The Glenn Miller Story (1954)

James Stewart (Glenn Miller), June Allyson (Helen Berger Miller), Harry Morgan (Chummy MacGregor)

Directed by Anthony Mann (The Far Country)

Summary: Tells the story of big band leader Glenn Miller's inauspicious beginnings, his marriage and family, and his eventual worldwide success before his unfortunate death by a plane crash in December 1944.

After all this big bang music I've been listening to, I had to see The Glenn Miller Story. I mean, Jimmy Stewart! He's dreamy and awesome--the ultimate good guy. This was one of four movies he completed in 1954, including a favorite in the Lofty house: Rear Window. He was roughly 45 years old at the time, while Glenn Miller died at age 40. This made some of the "just starting out" scenes from Miller's youth a little implausible. You could practically reach out and touch the technicolor pancake make-up on both leads.

But these minor points didn't get in the way of my enjoyment. Stewart portrayed Miller as determined and gifted but somewhat...lost. He knew what he wanted from his music and heard it clearly; he just didn't know how to bring about the reality of it. Much credit for his success is given to his wife, Helen: she scrimped and saved for the "Glenn Miller Band Fund," prodded him into taking more chances, and inspired several of his most lasting tunes. I came away with the impression that there wouldn't have been a Glenn Miller, as the world came to know him, without his wife.

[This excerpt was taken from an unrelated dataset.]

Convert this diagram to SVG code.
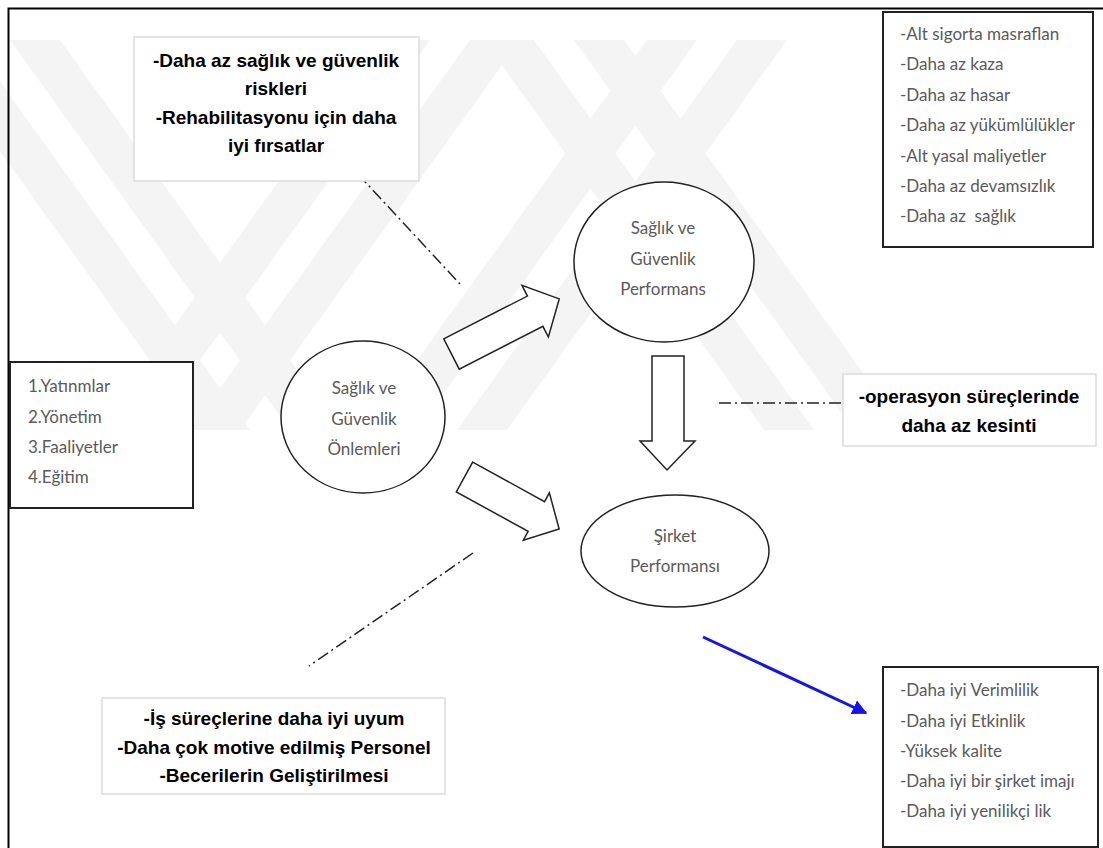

The music was great, the war time settings very apropos of my current mood, and the ending made me cry. Imagine having to listen to your husband's music on Christmas Day knowing that he wasn't there to conduct it, and that his band members were carrying on in his memory. And then imagine that he'd planned a special surprise song for that performance as a Christmas gift--only he wasn't around anymore. *sniff*

Gah. So sad!

The saddest part, however, was the line Harry Morgan had about how "kids are gonna be dancing to Glenn's music for years to come." That was somewhat true in 1944 when Miller disappeared, but it was certainly less true when the film came out ten years later--the same year Bill Haley recorded "Rock Around the Clock." Kids wouldn't rediscover big band until roughly 1997 with Brian Setzer and Big Bad Voodoo Daddy's brief resurrection of the genre. In many ways, The Glenn Miller Story was nostalgic from the start, an ode to what it was to be young in the 40s and an attempt to hang on to the last vestiges of that age.